Using the radiation sensor and radiant cube:
- Heat radiation of a Leslie cube with a thermopile according to Moll
- Measure of the relative intensity of radiation emitted for the four surfaces of the cube as a function of temperature T
- Confirmation of correlation of T4 with radiation intensity
Using the radiation sensor and emission lamp:
- Confirm the dependence of radiation intensity on T4
It will be possible to practice:
. Measure the relative intensity of the radiation from a tungsten filament lamp with a thermopile according to Moll as a function of temperature.
. Measure the filament temperature-dependent resistance to determine the temperature.
. Represent the measurement values in a diagram ln (Uth) - ln (T) and determine the exponents from the slope of the line.
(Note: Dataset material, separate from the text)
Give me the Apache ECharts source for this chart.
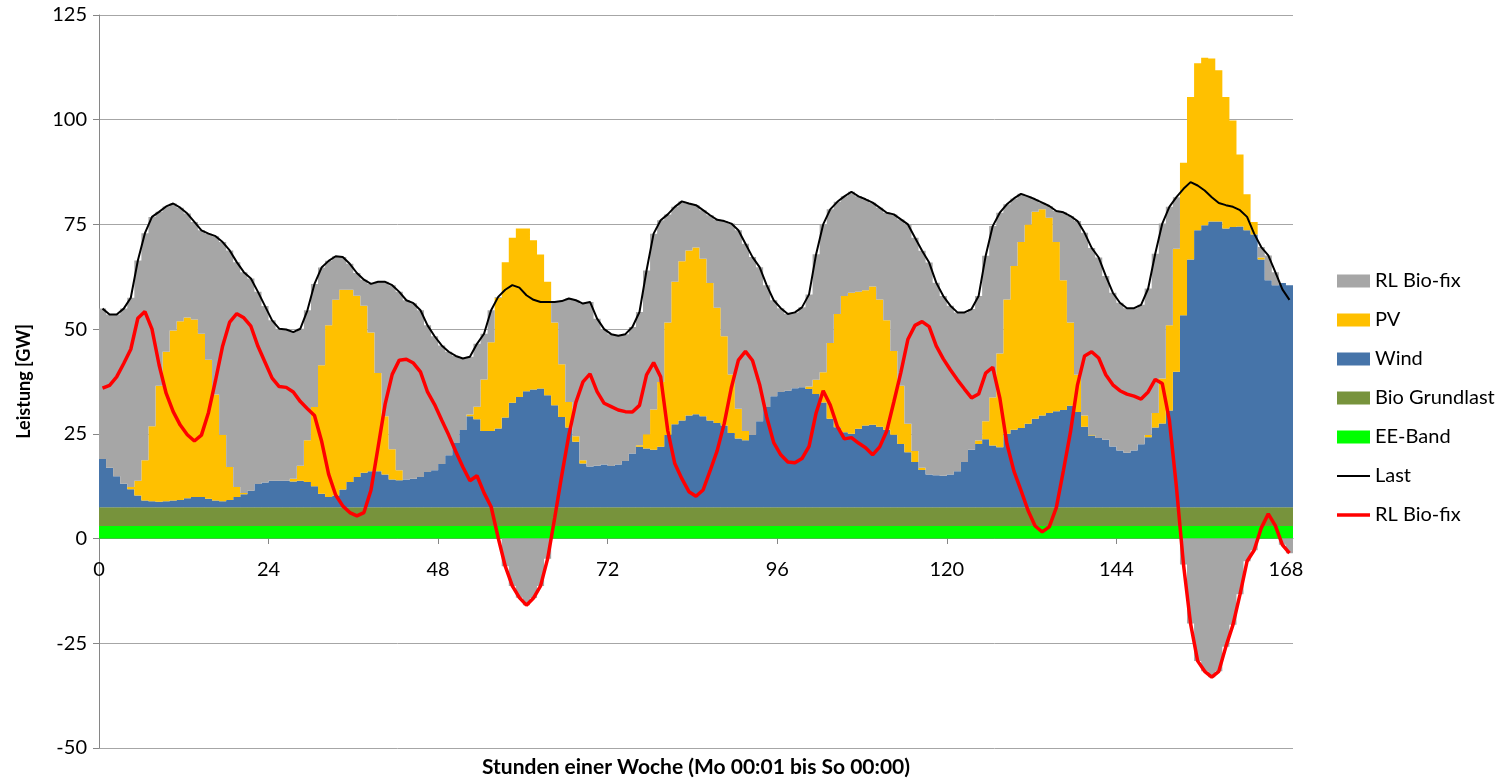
<!DOCTYPE html>
<html>
<head>
<meta charset="utf-8">
<title>Stunden einer Woche</title>
<script src="https://cdn.jsdelivr.net/npm/echarts@6/dist/echarts.min.js"></script>
<style>
html, body { margin: 0; padding: 0; background: #fff; }
#chart { width: 1506px; height: 779px; }
</style>
</head>
<body>
<div id="chart"></div>
<script>
// Leistung je Stunde (Index 0..168) in GW
const eeBand = 3.0
const bioGrundlast = 4.5

const wind = [
  11.5, 9.4, 7.4, 5.6, 4.3, 2.8, 1.6, 1.4, 1.3, 1.4, 1.6, 1.7,
  2.1, 2.4, 2.4, 2.0, 1.6, 1.4, 1.7, 2.4, 3.1, 3.9, 5.5, 5.9,
  6.3, 6.3, 6.3, 6.1, 6.3, 6.0, 5.0, 3.2, 2.4, 2.8, 4.2, 6.0,
  7.2, 8.2, 8.6, 8.6, 7.8, 6.6, 6.4, 6.6, 6.8, 7.2, 8.4, 8.8,
  10.3, 12.4, 15.3, 18.4, 21.7, 21.0, 18.2, 18.2, 18.8, 21.4, 24.9, 26.3,
  27.7, 28.1, 28.3, 26.7, 24.3, 21.5, 19.0, 15.6, 10.4, 9.7, 9.9, 10.2,
  9.8, 10.2, 11.0, 12.8, 14.4, 14.0, 13.7, 14.4, 17.2, 19.8, 20.7, 21.9,
  22.2, 21.7, 20.7, 20.1, 19.5, 17.7, 16.4, 16.0, 17.2, 20.5, 23.9, 26.5,
  27.5, 27.8, 28.4, 28.6, 28.2, 27.0, 25.0, 21.1, 19.1, 17.9, 17.5, 18.7,
  19.5, 19.7, 19.2, 18.5, 17.3, 15.1, 13.1, 10.8, 8.9, 7.8, 7.6, 7.5,
  7.8, 8.6, 10.8, 13.7, 15.1, 16.2, 14.7, 14.3, 17.5, 18.5, 18.9, 19.9,
  21.1, 21.9, 22.5, 22.9, 23.2, 24.2, 22.7, 19.2, 17.1, 16.5, 16.1, 14.5,
  13.5, 13.0, 13.5, 15.0, 16.7, 19.0, 20.0, 23.1, 32.3, 45.8, 59.1, 66.1,
  67.3, 68.2, 68.2, 66.5, 66.9, 67.0, 66.1, 65.1, 59.1, 54.2, 53.0, 53.5,
  53.0
]

const pv = [
  0, 0, 0, 0, 0.5, 3.5, 9.6, 17.9, 27.7, 35.7, 40.6, 42.7,
  43.2, 42.4, 39.0, 33.2, 25.3, 15.9, 7.9, 2.4, 0.3, 0, 0, 0,
  0, 0, 0, 0.7, 3.6, 10.0, 18.9, 30.7, 41.0, 46.7, 47.7, 45.9,
  43.3, 39.9, 33.1, 23.4, 13.9, 7.2, 2.4, 0, 0, 0, 0, 0,
  0, 0, 0, 0, 0.4, 3.0, 12.3, 21.2, 31.2, 37.1, 39.4, 40.2,
  38.8, 35.6, 32.0, 27.1, 19.8, 12.6, 6.1, 1.3, 0.8, 0, 0, 0,
  0, 0, 0, 0, 0.4, 3.4, 9.6, 15.5, 26.9, 34.0, 38.0, 39.4,
  39.8, 37.6, 32.8, 27.5, 21.3, 14.0, 7.1, 2.2, 0, 0, 0, 0,
  0, 0, 0, 0, 0.6, 3.4, 7.2, 18.1, 27.0, 32.5, 33.7, 32.7,
  32.3, 33.0, 30.4, 26.1, 20.0, 13.9, 6.8, 2.6, 0.5, 0, 0, 0,
  0, 0, 0, 0, 0.8, 4.3, 11.5, 22.4, 32.1, 39.1, 44.4, 47.6,
  49.4, 49.2, 46.6, 40.4, 31.0, 19.9, 8.9, 2.7, 0.2, 0, 0, 0,
  0, 0, 0, 0, 0.5, 3.5, 10.7, 20.3, 29.4, 36.4, 38.8, 39.9,
  40.0, 38.9, 36.1, 31.4, 25.4, 17.2, 8.6, 3.0, 0.5, 0, 0, 0,
  0
]

const rlBioFix = [
  35.9, 36.6, 38.6, 41.8, 45.2, 52.6, 54.2, 50.0, 41.5, 34.7, 30.3, 27.1,
  24.8, 23.3, 24.7, 30.1, 37.8, 46.0, 51.7, 53.7, 52.7, 50.7, 45.9, 42.1,
  38.3, 36.3, 36.1, 35.0, 32.7, 31.0, 29.4, 23.3, 15.4, 10.4, 7.8, 6.2,
  5.4, 6.2, 11.6, 21.8, 32.1, 39.2, 42.6, 42.8, 41.9, 39.8, 35.0, 32.0,
  28.3, 24.7, 20.8, 17.1, 13.8, 15.0, 10.9, 7.6, 0.2, -6.6, -11.3, -14.1,
  -15.9, -14.2, -11.3, -4.8, 4.9, 15.1, 24.7, 32.5, 37.4, 39.3, 35.1, 32.3,
  31.5, 30.7, 30.3, 30.2, 31.8, 39.1, 42.0, 38.6, 25.8, 17.9, 14.3, 11.2,
  10.1, 11.6, 16.2, 21.0, 27.5, 36.0, 42.6, 44.7, 42.5, 36.8, 29.1, 22.9,
  20.0, 18.3, 18.1, 19.1, 22.0, 30.0, 35.3, 31.9, 26.8, 23.8, 24.1, 22.8,
  21.7, 20.0, 21.9, 25.7, 32.6, 39.7, 47.6, 50.9, 51.8, 50.6, 46.0, 42.9,
  40.3, 37.9, 35.7, 33.6, 34.5, 39.5, 40.9, 33.6, 22.7, 16.1, 11.5, 6.7,
  3.0, 1.6, 2.8, 7.4, 16.2, 25.4, 36.7, 43.6, 44.6, 43.1, 39.1, 36.7,
  35.3, 34.5, 34.0, 33.3, 35.0, 38.0, 37.0, 28.3, 12.3, -6.2, -20.3, -29.2,
  -31.7, -33.1, -31.7, -25.8, -20.6, -13.3, -5.4, -2.8, 2.5, 5.9, 3.1, -1.5,
  -3.5
]

const last = [
  54.9, 53.5, 53.5, 54.9, 57.5, 66.4, 72.9, 76.8, 78.0, 79.3, 80.0, 79.0,
  77.6, 75.6, 73.6, 72.8, 72.2, 70.8, 68.8, 66.0, 63.6, 62.1, 58.9, 55.5,
  52.1, 50.1, 49.9, 49.3, 50.1, 54.5, 60.8, 64.7, 66.3, 67.4, 67.2, 65.6,
  63.4, 61.8, 60.8, 61.3, 61.3, 60.5, 58.9, 56.9, 56.2, 54.5, 50.9, 48.3,
  46.1, 44.6, 43.6, 43.0, 43.4, 46.5, 48.9, 54.5, 57.7, 59.4, 60.5, 59.9,
  58.1, 57.0, 56.5, 56.5, 56.5, 56.7, 57.3, 56.9, 56.1, 56.5, 52.5, 50.0,
  48.8, 48.4, 48.8, 50.5, 54.1, 64.0, 72.8, 76.0, 77.4, 79.2, 80.5, 80.0,
  79.6, 78.4, 77.2, 76.1, 75.8, 75.2, 73.6, 70.4, 67.2, 64.8, 60.5, 56.9,
  55.0, 53.6, 54.0, 55.2, 58.3, 67.9, 75.0, 78.6, 80.4, 81.7, 82.8, 81.7,
  81.0, 80.2, 79.0, 77.8, 77.4, 76.2, 75.0, 71.8, 68.7, 65.9, 61.1, 57.9,
  55.6, 54.0, 54.0, 54.8, 57.9, 67.5, 74.6, 77.8, 79.8, 81.2, 82.3, 81.7,
  81.0, 80.2, 79.4, 78.2, 77.9, 77.0, 75.8, 73.0, 69.4, 67.1, 62.7, 58.7,
  56.3, 55.0, 55.0, 55.8, 59.7, 68.0, 75.2, 79.2, 81.5, 83.5, 85.1, 84.3,
  83.1, 81.5, 80.1, 79.6, 79.2, 78.4, 76.8, 72.8, 69.6, 67.6, 63.6, 59.5,
  57.0
]

const xTicks = [0, 24, 48, 72, 96, 120, 144, 168]

const FONT = "Lato, 'Open Sans', sans-serif"
const AXIS_GREY = "#868686"

// eine Kategorie je Stunde, Balken und Linienpunkte mittig darin
const hours = last.map((_, i) => i)

const chart = echarts.init(document.getElementById("chart"))

// large-Modus: alle Balken einer Reihe als ein Pfad -> keine Haarlinien dazwischen
const bar = (name, data, color) => ({
  name,
  type: "bar",
  stack: "leistung",
  xAxisIndex: 0,
  data,
  barWidth: "100%",
  large: true,
  largeThreshold: 50,
  itemStyle: { color },
  emphasis: { disabled: true },
})

// Linien-Icon fuer die Legende: bbox 33x13, Strich in der Mitte
const lineIcon = (w) => "path://M0,0M33,13M0," + (6.5 - w / 2) + "h33v" + w + "h-33z"

const option = {
  animation: false,
  grid: { left: 99, right: 213, top: 15, bottom: 31, outerBoundsMode: "none" },
  legend: {
    orient: "vertical",
    left: 1332,
    top: 266,
    itemWidth: 33,
    itemHeight: 13,
    itemGap: 19,
    selectedMode: false,
    textStyle: { fontSize: 20, color: "#000", fontFamily: FONT },
    data: [
      { name: "RL Bio-fix", icon: "rect" },
      { name: "PV", icon: "rect" },
      { name: "Wind", icon: "rect" },
      { name: "Bio Grundlast", icon: "rect" },
      { name: "EE-Band", icon: "rect" },
      { name: "Last", icon: lineIcon(2) },
      { name: "RL Bio-fix ", icon: lineIcon(3.5) },
    ],
  },
  xAxis: [
    {
      type: "category",
      data: hours,
      boundaryGap: true,
      show: false,
    },
    {
      type: "value",
      min: 0,
      max: 169,
      position: "bottom",
      offset: -210,
      axisLine: { onZero: false, lineStyle: { color: AXIS_GREY } },
      axisTick: { show: true, customValues: xTicks, length: 6, lineStyle: { color: AXIS_GREY } },
      axisLabel: { customValues: xTicks, margin: 22, fontSize: 20, color: "#000", fontFamily: FONT },
      splitLine: { show: false },
    },
  ],
  yAxis: {
    type: "value",
    min: -50,
    max: 125,
    interval: 25,
    name: "Leistung [GW]",
    nameLocation: "middle",
    nameRotate: 90,
    nameGap: 66,
    nameTextStyle: { fontSize: 18, fontWeight: "bold", color: "#000", fontFamily: FONT },
    axisLine: { show: true, onZero: false, lineStyle: { color: AXIS_GREY } },
    axisTick: { show: true, length: 6, lineStyle: { color: AXIS_GREY } },
    axisLabel: { fontSize: 20, margin: 12, color: "#000", fontFamily: FONT },
    splitLine: { show: true, lineStyle: { color: "#a6a6a6" } },
  },
  graphic: [
    {
      type: "text",
      x: 696,
      y: 767,
      style: {
        text: "Stunden einer Woche (Mo 00:01 bis So 00:00)",
        font: "bold 21px " + FONT,
        fill: "#000",
        align: "center",
        verticalAlign: "middle",
      },
    },
  ],
  series: [
    bar("EE-Band", hours.map(() => eeBand), "#00ff00"),
    bar("Bio Grundlast", hours.map(() => bioGrundlast), "#77933c"),
    bar("Wind", wind, "#4674a9"),
    bar("PV", pv, "#ffc000"),
    bar("RL Bio-fix", rlBioFix, "#a6a6a6"),
    {
      name: "Last",
      type: "line",
      xAxisIndex: 0,
      data: last,
      symbol: "none",
      lineStyle: { color: "#000", width: 2 },
      itemStyle: { color: "#000" },
      z: 5,
    },
    {
      name: "RL Bio-fix ",
      type: "line",
      xAxisIndex: 0,
      data: rlBioFix,
      symbol: "none",
      lineStyle: { color: "#ff0000", width: 3.5 },
      itemStyle: { color: "#ff0000" },
      z: 6,
    },
  ],
}

chart.setOption(option)
</script>
</body>
</html>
The intensity of radiation emitted by the body under study is designated by emissivity E. The absorption power A is the ratio between the intensity of absorbed radiation and that of incident radiation. The absorption coefficient is particularly high when emissivity is also high. More precisely, Kirchhoff's law says that for all bodies at a given temperature, the radiation emitted corresponds to the radiant energy which can be absorbed, and that it corresponds to the ESB emissivity of a black body at this temperature.
The experiment is carried out with a Leslie cube with four different radiant surfaces: white, black, matt aluminium and polished aluminium. The cube is heated to approximately 120°C and then measured with a Moll thermal probe. The measured values for the four surfaces of the cube are recorded during the entire cooling process up to room temperature.
The dependence of the radiation intensity of a black body on temperature is described by the Stefan-Boltzmann law. The intensity of a tungsten filament incandescent lamp has the same temperature dependence. In the experiment, it is determined with a thermopile according to Moll during a relative measurement. The filament temperature can be determined from the temperature-dependent resistance, which is calculated with high precision during a four-conductor measurement.